* Begin *

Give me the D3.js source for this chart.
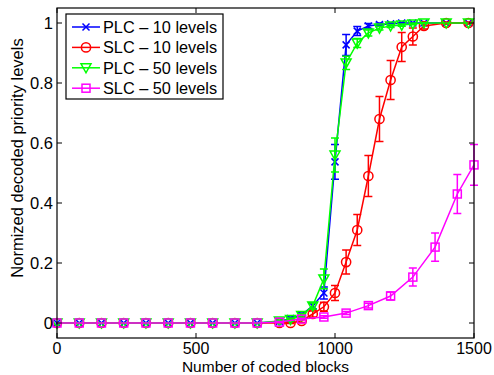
<!DOCTYPE html>
<html><head><meta charset="utf-8">
<script src="https://cdn.jsdelivr.net/npm/d3@7"></script>
<style>body{margin:0;background:#fff;} svg{display:block;font-family:"Liberation Sans",Arial,sans-serif;}</style>
</head><body>
<script>
// ---- data ----
const xMain = [0,80,160,240,320,400,480,560,640,720,800,840,880,920,960,1000,1040,1080,1120,1160,1200,1240,1280,1320,1400,1480];
const xSlc50 = [0,80,160,240,320,400,480,560,640,720,800,880,960,1040,1120,1200,1280,1360,1440,1500];
const plc10 = [0,0,0,0,0,0,0,0,0,0,0.005,0.015,0.027,0.057,0.1,0.537,0.927,0.973,0.99,0.995,0.997,1,1,1,1,1];
const plc10Err = [0,0,0,0,0,0,0,0,0,0,0.003,0.005,0.006,0.01,0.02,0.058,0.035,0.015,0.008,0.005,0.003,0.002,0.002,0,0,0];
const slc10 = [0,0,0,0,0,0,0,0,0,0,0,0,0.007,0.03,0.054,0.1,0.203,0.31,0.49,0.68,0.81,0.92,0.955,0.99,1,1];
const slc10Err = [0,0,0,0,0,0,0,0,0,0,0,0.002,0.005,0.01,0.015,0.025,0.04,0.052,0.068,0.075,0.065,0.048,0.028,0.01,0.003,0.003];
const plc50 = [0,0,0,0,0,0,0,0,0,0,0.007,0.012,0.025,0.057,0.147,0.56,0.867,0.933,0.967,0.983,0.99,0.993,0.997,1,1,1];
const plc50Err = [0,0,0,0,0,0,0,0,0,0,0.003,0.005,0.006,0.01,0.033,0.057,0.022,0.015,0.01,0.006,0.005,0.004,0.003,0.002,0,0];
const slc50 = [0,0,0,0,0,0,0,0,0,0,0.003,0.013,0.02,0.033,0.058,0.09,0.153,0.253,0.43,0.527];
const slc50Err = [0,0,0,0,0,0,0,0,0,0,0.002,0.003,0.004,0.005,0.008,0.013,0.03,0.047,0.065,0.068];
const xTicks = [0,500,1000,1500];
const yTicks = [0,0.2,0.4,0.6,0.8,1];
const yTickLabels = ["0","0.2","0.4","0.6","0.8","1"];
const seriesNames = ["PLC \u2013 10 levels","SLC \u2013 10 levels","PLC \u2013 50 levels","SLC \u2013 50 levels"];
const seriesColors = ["#0000ff","#ff0000","#00ff00","#ff00ff"];
const seriesMarkers = ["x","circle","triangle","square"];

const series = [
  {name:seriesNames[0], x:xMain, y:plc10, e:plc10Err, color:seriesColors[0], marker:seriesMarkers[0]},
  {name:seriesNames[1], x:xMain, y:slc10, e:slc10Err, color:seriesColors[1], marker:seriesMarkers[1]},
  {name:seriesNames[2], x:xMain, y:plc50, e:plc50Err, color:seriesColors[2], marker:seriesMarkers[2]},
  {name:seriesNames[3], x:xSlc50, y:slc50, e:slc50Err, color:seriesColors[3], marker:seriesMarkers[3]}
];

const W=494, H=375;
const L=57, R=474, T=8, B=338;
const svg = d3.select("body").append("svg").attr("width",W).attr("height",H);
const x = d3.scaleLinear().domain([0,1500]).range([L,R]);
const y = d3.scaleLinear().domain([-0.05,1.05]).range([B,T]);

function drawMarker(g, type, cx, cy, color){
  if(type==="circle"){
    g.append("circle").attr("cx",cx).attr("cy",cy).attr("r",4.6).attr("fill","none").attr("stroke",color).attr("stroke-width",1.5);
  } else if(type==="square"){
    g.append("rect").attr("x",cx-4).attr("y",cy-4).attr("width",8).attr("height",8).attr("fill","none").attr("stroke",color).attr("stroke-width",1.5);
  } else if(type==="triangle"){
    const s=5;
    g.append("path").attr("d",`M${cx-s},${cy-s*0.8}L${cx+s},${cy-s*0.8}L${cx},${cy+s}Z`).attr("fill","none").attr("stroke",color).attr("stroke-width",1.5);
  } else if(type==="x"){
    const s=3.5;
    g.append("path").attr("d",`M${cx-s},${cy-s}L${cx+s},${cy+s}M${cx-s},${cy+s}L${cx+s},${cy-s}`).attr("fill","none").attr("stroke",color).attr("stroke-width",1.5);
  }
}

const plot = svg.append("g");
series.forEach(s=>{
  const g = plot.append("g");
  const pts = s.x.map((xv,i)=>({x:xv,y:s.y[i],e:s.e[i]}));
  pts.forEach(p=>{
    if(p.e>0){
      const y1=y(p.y-p.e), y2=y(p.y+p.e), cx=x(p.x), c=4;
      g.append("path").attr("d",`M${cx},${y1}L${cx},${y2}M${cx-c},${y1}L${cx+c},${y1}M${cx-c},${y2}L${cx+c},${y2}`)
        .attr("stroke",s.color).attr("stroke-width",1.5).attr("fill","none");
    }
  });
  g.append("path").datum(pts).attr("d",d3.line().x(d=>x(d.x)).y(d=>y(d.y)))
    .attr("fill","none").attr("stroke",s.color).attr("stroke-width",1.5);
  pts.forEach(p=>drawMarker(g,s.marker,x(p.x),y(p.y),s.color));
});

// axes box
const ax = svg.append("g");
ax.append("rect").attr("x",L).attr("y",T).attr("width",R-L).attr("height",B-T).attr("fill","none").attr("stroke","#000").attr("stroke-width",1.2);
const tl=5;
xTicks.forEach(t=>{
  ax.append("line").attr("x1",x(t)).attr("x2",x(t)).attr("y1",B).attr("y2",B-tl).attr("stroke","#000");
  ax.append("line").attr("x1",x(t)).attr("x2",x(t)).attr("y1",T).attr("y2",T+tl).attr("stroke","#000");
  ax.append("text").attr("x",x(t)).attr("y",353.5).attr("text-anchor","middle").attr("font-size",16).text(t);
});
yTicks.forEach((t,i)=>{
  ax.append("line").attr("x1",L).attr("x2",L+tl).attr("y1",y(t)).attr("y2",y(t)).attr("stroke","#000");
  ax.append("line").attr("x1",R).attr("x2",R-tl).attr("y1",y(t)).attr("y2",y(t)).attr("stroke","#000");
  ax.append("text").attr("x",53).attr("y",y(t)+6).attr("text-anchor","end").attr("font-size",16.5).text(yTickLabels[i]);
});
svg.append("text").attr("x",(L+R)/2).attr("y",371.5).attr("text-anchor","middle").attr("font-size",15.5).text("Number of coded blocks");
svg.append("text").attr("transform",`translate(23,${158}) rotate(-90)`).attr("text-anchor","middle").attr("font-size",16.5).text("Normized decoded priority levels");

// legend
const lg = svg.append("g");
lg.append("rect").attr("x",66).attr("y",14).attr("width",157).attr("height",85).attr("fill","#fff").attr("stroke","#000").attr("stroke-width",1.2);
series.forEach((s,i)=>{
  const cy = 27 + i*20.4;
  lg.append("line").attr("x1",72).attr("x2",100).attr("y1",cy).attr("y2",cy).attr("stroke",s.color).attr("stroke-width",1.5);
  drawMarker(lg,s.marker,86,cy,s.color);
  lg.append("text").attr("x",103).attr("y",cy+6).attr("font-size",16.3).text(s.name);
});
</script>
</body></html>
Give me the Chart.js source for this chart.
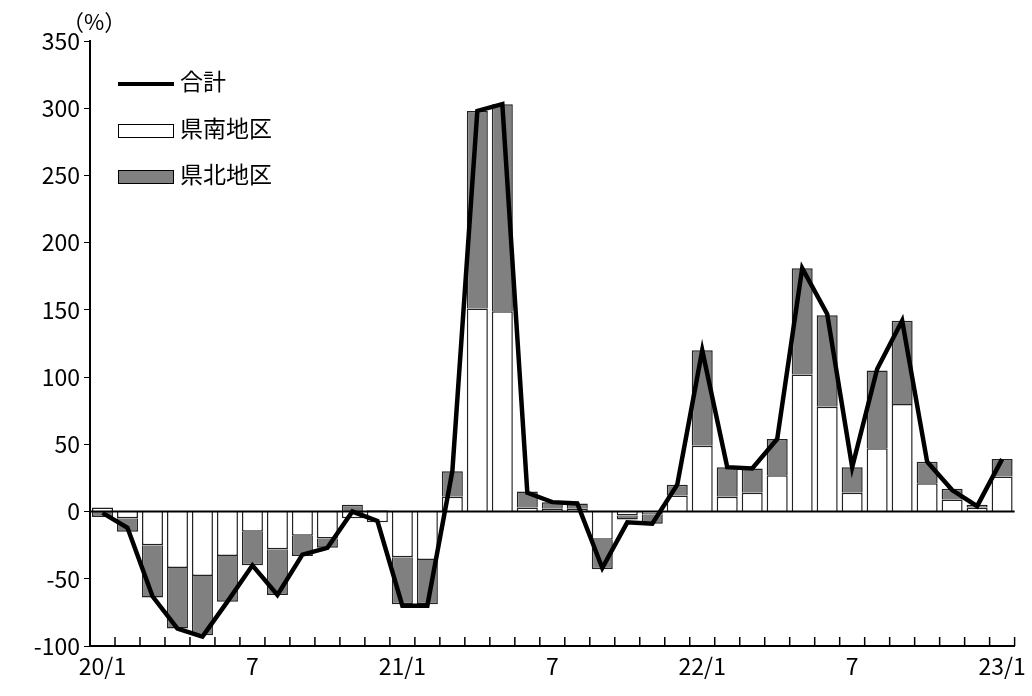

* End *

The exercise
Repeat all of the data above word for word, minus the pictures.

Problem solution
Give me the D3.js source for this chart.
<!DOCTYPE html>
<html><head><meta charset="utf-8">
<script src="https://cdn.jsdelivr.net/npm/d3@7"></script>
<style>body{margin:0;background:#fff;} svg{display:block;font-family:"Liberation Sans",Arial,sans-serif;}</style>
</head><body>
<script>
// ---- data ----
const xMain = [0,80,160,240,320,400,480,560,640,720,800,840,880,920,960,1000,1040,1080,1120,1160,1200,1240,1280,1320,1400,1480];
const xSlc50 = [0,80,160,240,320,400,480,560,640,720,800,880,960,1040,1120,1200,1280,1360,1440,1500];
const plc10 = [0,0,0,0,0,0,0,0,0,0,0.005,0.015,0.027,0.057,0.1,0.537,0.927,0.973,0.99,0.995,0.997,1,1,1,1,1];
const plc10Err = [0,0,0,0,0,0,0,0,0,0,0.003,0.005,0.006,0.01,0.02,0.058,0.035,0.015,0.008,0.005,0.003,0.002,0.002,0,0,0];
const slc10 = [0,0,0,0,0,0,0,0,0,0,0,0,0.007,0.03,0.054,0.1,0.203,0.31,0.49,0.68,0.81,0.92,0.955,0.99,1,1];
const slc10Err = [0,0,0,0,0,0,0,0,0,0,0,0.002,0.005,0.01,0.015,0.025,0.04,0.052,0.068,0.075,0.065,0.048,0.028,0.01,0.003,0.003];
const plc50 = [0,0,0,0,0,0,0,0,0,0,0.007,0.012,0.025,0.057,0.147,0.56,0.867,0.933,0.967,0.983,0.99,0.993,0.997,1,1,1];
const plc50Err = [0,0,0,0,0,0,0,0,0,0,0.003,0.005,0.006,0.01,0.033,0.057,0.022,0.015,0.01,0.006,0.005,0.004,0.003,0.002,0,0];
const slc50 = [0,0,0,0,0,0,0,0,0,0,0.003,0.013,0.02,0.033,0.058,0.09,0.153,0.253,0.43,0.527];
const slc50Err = [0,0,0,0,0,0,0,0,0,0,0.002,0.003,0.004,0.005,0.008,0.013,0.03,0.047,0.065,0.068];
const xTicks = [0,500,1000,1500];
const yTicks = [0,0.2,0.4,0.6,0.8,1];
const yTickLabels = ["0","0.2","0.4","0.6","0.8","1"];
const seriesNames = ["PLC \u2013 10 levels","SLC \u2013 10 levels","PLC \u2013 50 levels","SLC \u2013 50 levels"];
const seriesColors = ["#0000ff","#ff0000","#00ff00","#ff00ff"];
const seriesMarkers = ["x","circle","triangle","square"];

const series = [
  {name:seriesNames[0], x:xMain, y:plc10, e:plc10Err, color:seriesColors[0], marker:seriesMarkers[0]},
  {name:seriesNames[1], x:xMain, y:slc10, e:slc10Err, color:seriesColors[1], marker:seriesMarkers[1]},
  {name:seriesNames[2], x:xMain, y:plc50, e:plc50Err, color:seriesColors[2], marker:seriesMarkers[2]},
  {name:seriesNames[3], x:xSlc50, y:slc50, e:slc50Err, color:seriesColors[3], marker:seriesMarkers[3]}
];

const W=494, H=375;
const L=57, R=474, T=8, B=338;
const svg = d3.select("body").append("svg").attr("width",W).attr("height",H);
const x = d3.scaleLinear().domain([0,1500]).range([L,R]);
const y = d3.scaleLinear().domain([-0.05,1.05]).range([B,T]);

function drawMarker(g, type, cx, cy, color){
  if(type==="circle"){
    g.append("circle").attr("cx",cx).attr("cy",cy).attr("r",4.6).attr("fill","none").attr("stroke",color).attr("stroke-width",1.5);
  } else if(type==="square"){
    g.append("rect").attr("x",cx-4).attr("y",cy-4).attr("width",8).attr("height",8).attr("fill","none").attr("stroke",color).attr("stroke-width",1.5);
  } else if(type==="triangle"){
    const s=5;
    g.append("path").attr("d",`M${cx-s},${cy-s*0.8}L${cx+s},${cy-s*0.8}L${cx},${cy+s}Z`).attr("fill","none").attr("stroke",color).attr("stroke-width",1.5);
  } else if(type==="x"){
    const s=3.5;
    g.append("path").attr("d",`M${cx-s},${cy-s}L${cx+s},${cy+s}M${cx-s},${cy+s}L${cx+s},${cy-s}`).attr("fill","none").attr("stroke",color).attr("stroke-width",1.5);
  }
}

const plot = svg.append("g");
series.forEach(s=>{
  const g = plot.append("g");
  const pts = s.x.map((xv,i)=>({x:xv,y:s.y[i],e:s.e[i]}));
  pts.forEach(p=>{
    if(p.e>0){
      const y1=y(p.y-p.e), y2=y(p.y+p.e), cx=x(p.x), c=4;
      g.append("path").attr("d",`M${cx},${y1}L${cx},${y2}M${cx-c},${y1}L${cx+c},${y1}M${cx-c},${y2}L${cx+c},${y2}`)
        .attr("stroke",s.color).attr("stroke-width",1.5).attr("fill","none");
    }
  });
  g.append("path").datum(pts).attr("d",d3.line().x(d=>x(d.x)).y(d=>y(d.y)))
    .attr("fill","none").attr("stroke",s.color).attr("stroke-width",1.5);
  pts.forEach(p=>drawMarker(g,s.marker,x(p.x),y(p.y),s.color));
});

// axes box
const ax = svg.append("g");
ax.append("rect").attr("x",L).attr("y",T).attr("width",R-L).attr("height",B-T).attr("fill","none").attr("stroke","#000").attr("stroke-width",1.2);
const tl=5;
xTicks.forEach(t=>{
  ax.append("line").attr("x1",x(t)).attr("x2",x(t)).attr("y1",B).attr("y2",B-tl).attr("stroke","#000");
  ax.append("line").attr("x1",x(t)).attr("x2",x(t)).attr("y1",T).attr("y2",T+tl).attr("stroke","#000");
  ax.append("text").attr("x",x(t)).attr("y",353.5).attr("text-anchor","middle").attr("font-size",16).text(t);
});
yTicks.forEach((t,i)=>{
  ax.append("line").attr("x1",L).attr("x2",L+tl).attr("y1",y(t)).attr("y2",y(t)).attr("stroke","#000");
  ax.append("line").attr("x1",R).attr("x2",R-tl).attr("y1",y(t)).attr("y2",y(t)).attr("stroke","#000");
  ax.append("text").attr("x",53).attr("y",y(t)+6).attr("text-anchor","end").attr("font-size",16.5).text(yTickLabels[i]);
});
svg.append("text").attr("x",(L+R)/2).attr("y",371.5).attr("text-anchor","middle").attr("font-size",15.5).text("Number of coded blocks");
svg.append("text").attr("transform",`translate(23,${158}) rotate(-90)`).attr("text-anchor","middle").attr("font-size",16.5).text("Normized decoded priority levels");

// legend
const lg = svg.append("g");
lg.append("rect").attr("x",66).attr("y",14).attr("width",157).attr("height",85).attr("fill","#fff").attr("stroke","#000").attr("stroke-width",1.2);
series.forEach((s,i)=>{
  const cy = 27 + i*20.4;
  lg.append("line").attr("x1",72).attr("x2",100).attr("y1",cy).attr("y2",cy).attr("stroke",s.color).attr("stroke-width",1.5);
  drawMarker(lg,s.marker,86,cy,s.color);
  lg.append("text").attr("x",103).attr("y",cy+6).attr("font-size",16.3).text(s.name);
});
</script>
</body></html>
Give me the Chart.js source for this chart.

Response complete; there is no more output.